▸ Stated goal: Quote the listing below in its entirety, omitting every image.
[Start of Provided data]
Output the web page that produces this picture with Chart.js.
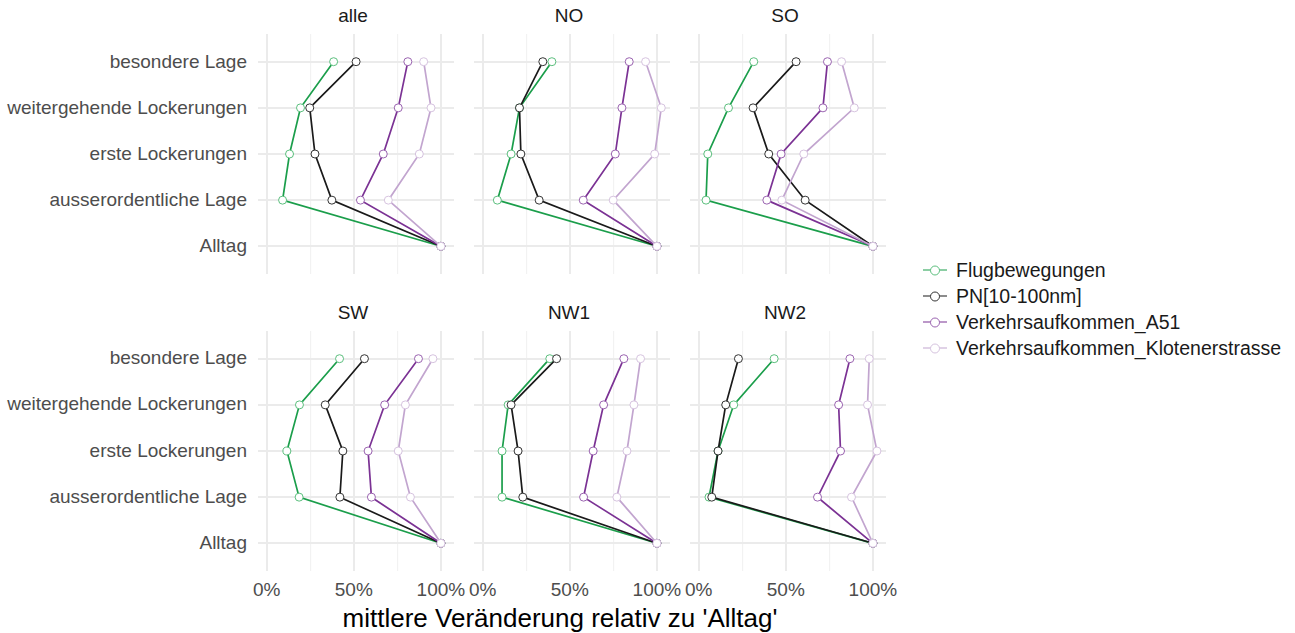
<!DOCTYPE html>
<html>
<head>
<meta charset="utf-8">
<script src="https://cdn.jsdelivr.net/npm/chart.js@4"></script>
<style>
  body { margin: 0; background: #fff; font-family: "Liberation Sans", Arial, sans-serif; }
  #wrap { position: relative; width: 1295px; height: 633px; overflow: hidden; }
  canvas.panel { position: absolute; }
  .lbl { position: absolute; white-space: nowrap; }
  .strip { font-size: 19px; color: #1a1a1a; transform: translate(-50%, -50%); }
  .ytick { font-size: 19px; color: #4d4d4d; transform: translate(-100%, -50%); }
  .xtick { font-size: 19px; color: #4d4d4d; transform: translate(-50%, -50%); }
  .xtitle { font-size: 26px; color: #000; transform: translate(-50%, -50%); }
  .leg { position: absolute; left: 922px; font-size: 19.5px; color: #1a1a1a; display: flex; align-items: center; transform: translateY(-50%); }
  .leg .key { position: relative; width: 26px; height: 14px; margin-right: 8px; }
  .leg .key .ln { position: absolute; left: 1px; right: 1px; top: 6px; height: 1.6px; }
  .leg .key .pt { position: absolute; left: 8px; top: 2px; width: 8px; height: 8px; border-radius: 50%; background: #fff; border: 1px solid; }
</style>
</head>
<body>
<div id="wrap"></div>
<script>
// categories (bottom to top)
const categories = ["Alltag", "ausserordentliche Lage", "erste Lockerungen", "weitergehende Lockerungen", "besondere Lage"];
const facets = ["alle", "NO", "SO", "SW", "NW1", "NW2"];
const seriesNames = ["Flugbewegungen", "PN[10-100nm]", "Verkehrsaufkommen_A51", "Verkehrsaufkommen_Klotenerstrasse"];
const xTickLabels = ["0%", "50%", "100%"];

// values in %, order follows categories
const flugbewegungen = {
  alle: [100, 9.1, 13.1, 19.4, 38.4],
  NO:   [100, 8.4, 16.3, 21.1, 39.7],
  SO:   [100, 4.2, 5.2, 17.1, 31.6],
  SW:   [100, 18.6, 11.6, 18.8, 41.8],
  NW1:  [100, 11.1, 11.1, 14.6, 38.5],
  NW2:  [100, 5.9, 11.1, 20.1, 43.3]
};
const pn = {
  alle: [100, 37.4, 27.7, 24.7, 51.3],
  NO:   [100, 32.4, 21.9, 21.1, 34.5],
  SO:   [100, 61.1, 40.2, 31.2, 55.9],
  SW:   [100, 42.0, 43.7, 33.6, 56.1],
  NW1:  [100, 23.0, 20.3, 16.3, 42.4],
  NW2:  [100, 7.5, 11.1, 15.5, 22.8]
};
const a51 = {
  alle: [100, 53.8, 66.9, 75.5, 81.0],
  NO:   [100, 57.7, 76.1, 79.9, 84.1],
  SO:   [100, 39.1, 47.3, 71.3, 73.9],
  SW:   [100, 60.1, 58.2, 67.7, 87.1],
  NW1:  [100, 57.9, 63.4, 69.4, 81.0],
  NW2:  [100, 68.2, 81.4, 80.3, 86.8]
};
const kloten = {
  alle: [100, 69.8, 87.6, 94.3, 90.1],
  NO:   [100, 74.9, 98.7, 102.5, 93.5],
  SO:   [100, 47.7, 60.3, 89.3, 82.0],
  SW:   [100, 82.5, 75.5, 79.6, 95.4],
  NW1:  [100, 77.0, 82.8, 86.8, 90.6],
  NW2:  [100, 87.7, 102.3, 96.9, 97.9]
};

const seriesData = [flugbewegungen, pn, a51, kloten];
const lineColors = ["#1b9e4b", "#1a1a1a", "#7b3294", "#c2a5cf"];
const pointColors = ["#5cbf7e", "#333333", "#9a63b0", "#d6c3df"];

const wrap = document.getElementById("wrap");
const colLeft = [258, 474, 690];
const rowTop = [34, 330.5];
const panelW = 196;
const panelH = 240;

function addLabel(cls, text, x, y) {
  const d = document.createElement("div");
  d.className = "lbl " + cls;
  d.textContent = text;
  d.style.left = x + "px";
  d.style.top = y + "px";
  wrap.appendChild(d);
  return d;
}

const xMin = -5, xMax = 107.5, yMin = 0.4, yMax = 5.6;

facets.forEach(function (facet, i) {
  const col = i % 3;
  const row = Math.floor(i / 3);
  const left = colLeft[col];
  const top = rowTop[row];

  const canvas = document.createElement("canvas");
  canvas.className = "panel";
  canvas.width = panelW;
  canvas.height = panelH;
  canvas.style.left = left + "px";
  canvas.style.top = top + "px";
  wrap.appendChild(canvas);

  const datasets = seriesNames.map(function (name, s) {
    return {
      label: name,
      data: seriesData[s][facet].map(function (v, k) { return { x: v, y: k + 1 }; }),
      borderColor: lineColors[s],
      borderWidth: 1.7,
      pointRadius: 4,
      pointBorderWidth: 1,
      pointBackgroundColor: "#fff",
      pointBorderColor: pointColors[s],
      showLine: true,
      tension: 0,
      order: 3 - s
    };
  });

  new Chart(canvas.getContext("2d"), {
    type: "scatter",
    data: { datasets: datasets },
    options: {
      responsive: false,
      animation: false,
      layout: { padding: 0, autoPadding: false },
      plugins: { legend: { display: false }, tooltip: { enabled: false } },
      scales: {
        x: {
          type: "linear",
          min: xMin,
          max: xMax,
          afterBuildTicks: function (axis) {
            axis.ticks = [0, 25, 50, 75, 100].map(function (v) { return { value: v }; });
          },
          ticks: { display: false },
          border: { display: false },
          grid: {
            drawTicks: false,
            color: function (ctx) { return ctx.tick && ctx.tick.value % 50 === 0 ? "#ebebeb" : "#f2f2f2"; },
            lineWidth: function (ctx) { return ctx.tick && ctx.tick.value % 50 === 0 ? 2 : 1.2; }
          }
        },
        y: {
          type: "linear",
          min: yMin,
          max: yMax,
          afterBuildTicks: function (axis) {
            axis.ticks = [1, 2, 3, 4, 5].map(function (v) { return { value: v }; });
          },
          ticks: { display: false },
          border: { display: false },
          grid: { drawTicks: false, color: "#ebebeb", lineWidth: 2 }
        }
      }
    }
  });

  // strip title
  addLabel("strip", facet, left + panelW / 2 - 3, top - 18);

  // y category labels on left column
  if (col === 0) {
    categories.forEach(function (c, k) {
      const y = top + (yMax - (k + 1)) / (yMax - yMin) * panelH;
      addLabel("ytick", c, 247, y);
    });
  }
  // x tick labels on bottom row
  if (row === 1) {
    [0, 50, 100].forEach(function (v, k) {
      const x = left + (v - xMin) / (xMax - xMin) * panelW;
      addLabel("xtick", xTickLabels[k], x, 590);
    });
  }
});

addLabel("xtitle", "mittlere Veränderung relativ zu 'Alltag'", 560, 618);

// legend
seriesNames.forEach(function (name, s) {
  const d = document.createElement("div");
  d.className = "leg";
  d.style.top = (270 + s * 26) + "px";
  d.innerHTML = '<span class="key"><span class="ln"></span><span class="pt"></span></span><span></span>';
  d.querySelector(".ln").style.background = lineColors[s];
  d.querySelector(".pt").style.borderColor = pointColors[s];
  d.lastChild.textContent = name;
  wrap.appendChild(d);
});
</script>
</body>
</html>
[End of Provided data]
▸ Result:
Output the web page that produces this picture with Chart.js.
<!DOCTYPE html>
<html>
<head>
<meta charset="utf-8">
<script src="https://cdn.jsdelivr.net/npm/chart.js@4"></script>
<style>
  body { margin: 0; background: #fff; font-family: "Liberation Sans", Arial, sans-serif; }
  #wrap { position: relative; width: 1295px; height: 633px; overflow: hidden; }
  canvas.panel { position: absolute; }
  .lbl { position: absolute; white-space: nowrap; }
  .strip { font-size: 19px; color: #1a1a1a; transform: translate(-50%, -50%); }
  .ytick { font-size: 19px; color: #4d4d4d; transform: translate(-100%, -50%); }
  .xtick { font-size: 19px; color: #4d4d4d; transform: translate(-50%, -50%); }
  .xtitle { font-size: 26px; color: #000; transform: translate(-50%, -50%); }
  .leg { position: absolute; left: 922px; font-size: 19.5px; color: #1a1a1a; display: flex; align-items: center; transform: translateY(-50%); }
  .leg .key { position: relative; width: 26px; height: 14px; margin-right: 8px; }
  .leg .key .ln { position: absolute; left: 1px; right: 1px; top: 6px; height: 1.6px; }
  .leg .key .pt { position: absolute; left: 8px; top: 2px; width: 8px; height: 8px; border-radius: 50%; background: #fff; border: 1px solid; }
</style>
</head>
<body>
<div id="wrap"></div>
<script>
// categories (bottom to top)
const categories = ["Alltag", "ausserordentliche Lage", "erste Lockerungen", "weitergehende Lockerungen", "besondere Lage"];
const facets = ["alle", "NO", "SO", "SW", "NW1", "NW2"];
const seriesNames = ["Flugbewegungen", "PN[10-100nm]", "Verkehrsaufkommen_A51", "Verkehrsaufkommen_Klotenerstrasse"];
const xTickLabels = ["0%", "50%", "100%"];

// values in %, order follows categories
const flugbewegungen = {
  alle: [100, 9.1, 13.1, 19.4, 38.4],
  NO:   [100, 8.4, 16.3, 21.1, 39.7],
  SO:   [100, 4.2, 5.2, 17.1, 31.6],
  SW:   [100, 18.6, 11.6, 18.8, 41.8],
  NW1:  [100, 11.1, 11.1, 14.6, 38.5],
  NW2:  [100, 5.9, 11.1, 20.1, 43.3]
};
const pn = {
  alle: [100, 37.4, 27.7, 24.7, 51.3],
  NO:   [100, 32.4, 21.9, 21.1, 34.5],
  SO:   [100, 61.1, 40.2, 31.2, 55.9],
  SW:   [100, 42.0, 43.7, 33.6, 56.1],
  NW1:  [100, 23.0, 20.3, 16.3, 42.4],
  NW2:  [100, 7.5, 11.1, 15.5, 22.8]
};
const a51 = {
  alle: [100, 53.8, 66.9, 75.5, 81.0],
  NO:   [100, 57.7, 76.1, 79.9, 84.1],
  SO:   [100, 39.1, 47.3, 71.3, 73.9],
  SW:   [100, 60.1, 58.2, 67.7, 87.1],
  NW1:  [100, 57.9, 63.4, 69.4, 81.0],
  NW2:  [100, 68.2, 81.4, 80.3, 86.8]
};
const kloten = {
  alle: [100, 69.8, 87.6, 94.3, 90.1],
  NO:   [100, 74.9, 98.7, 102.5, 93.5],
  SO:   [100, 47.7, 60.3, 89.3, 82.0],
  SW:   [100, 82.5, 75.5, 79.6, 95.4],
  NW1:  [100, 77.0, 82.8, 86.8, 90.6],
  NW2:  [100, 87.7, 102.3, 96.9, 97.9]
};

const seriesData = [flugbewegungen, pn, a51, kloten];
const lineColors = ["#1b9e4b", "#1a1a1a", "#7b3294", "#c2a5cf"];
const pointColors = ["#5cbf7e", "#333333", "#9a63b0", "#d6c3df"];

const wrap = document.getElementById("wrap");
const colLeft = [258, 474, 690];
const rowTop = [34, 330.5];
const panelW = 196;
const panelH = 240;

function addLabel(cls, text, x, y) {
  const d = document.createElement("div");
  d.className = "lbl " + cls;
  d.textContent = text;
  d.style.left = x + "px";
  d.style.top = y + "px";
  wrap.appendChild(d);
  return d;
}

const xMin = -5, xMax = 107.5, yMin = 0.4, yMax = 5.6;

facets.forEach(function (facet, i) {
  const col = i % 3;
  const row = Math.floor(i / 3);
  const left = colLeft[col];
  const top = rowTop[row];

  const canvas = document.createElement("canvas");
  canvas.className = "panel";
  canvas.width = panelW;
  canvas.height = panelH;
  canvas.style.left = left + "px";
  canvas.style.top = top + "px";
  wrap.appendChild(canvas);

  const datasets = seriesNames.map(function (name, s) {
    return {
      label: name,
      data: seriesData[s][facet].map(function (v, k) { return { x: v, y: k + 1 }; }),
      borderColor: lineColors[s],
      borderWidth: 1.7,
      pointRadius: 4,
      pointBorderWidth: 1,
      pointBackgroundColor: "#fff",
      pointBorderColor: pointColors[s],
      showLine: true,
      tension: 0,
      order: 3 - s
    };
  });

  new Chart(canvas.getContext("2d"), {
    type: "scatter",
    data: { datasets: datasets },
    options: {
      responsive: false,
      animation: false,
      layout: { padding: 0, autoPadding: false },
      plugins: { legend: { display: false }, tooltip: { enabled: false } },
      scales: {
        x: {
          type: "linear",
          min: xMin,
          max: xMax,
          afterBuildTicks: function (axis) {
            axis.ticks = [0, 25, 50, 75, 100].map(function (v) { return { value: v }; });
          },
          ticks: { display: false },
          border: { display: false },
          grid: {
            drawTicks: false,
            color: function (ctx) { return ctx.tick && ctx.tick.value % 50 === 0 ? "#ebebeb" : "#f2f2f2"; },
            lineWidth: function (ctx) { return ctx.tick && ctx.tick.value % 50 === 0 ? 2 : 1.2; }
          }
        },
        y: {
          type: "linear",
          min: yMin,
          max: yMax,
          afterBuildTicks: function (axis) {
            axis.ticks = [1, 2, 3, 4, 5].map(function (v) { return { value: v }; });
          },
          ticks: { display: false },
          border: { display: false },
          grid: { drawTicks: false, color: "#ebebeb", lineWidth: 2 }
        }
      }
    }
  });

  // strip title
  addLabel("strip", facet, left + panelW / 2 - 3, top - 18);

  // y category labels on left column
  if (col === 0) {
    categories.forEach(function (c, k) {
      const y = top + (yMax - (k + 1)) / (yMax - yMin) * panelH;
      addLabel("ytick", c, 247, y);
    });
  }
  // x tick labels on bottom row
  if (row === 1) {
    [0, 50, 100].forEach(function (v, k) {
      const x = left + (v - xMin) / (xMax - xMin) * panelW;
      addLabel("xtick", xTickLabels[k], x, 590);
    });
  }
});

addLabel("xtitle", "mittlere Veränderung relativ zu 'Alltag'", 560, 618);

// legend
seriesNames.forEach(function (name, s) {
  const d = document.createElement("div");
  d.className = "leg";
  d.style.top = (270 + s * 26) + "px";
  d.innerHTML = '<span class="key"><span class="ln"></span><span class="pt"></span></span><span></span>';
  d.querySelector(".ln").style.background = lineColors[s];
  d.querySelector(".pt").style.borderColor = pointColors[s];
  d.lastChild.textContent = name;
  wrap.appendChild(d);
});
</script>
</body>
</html>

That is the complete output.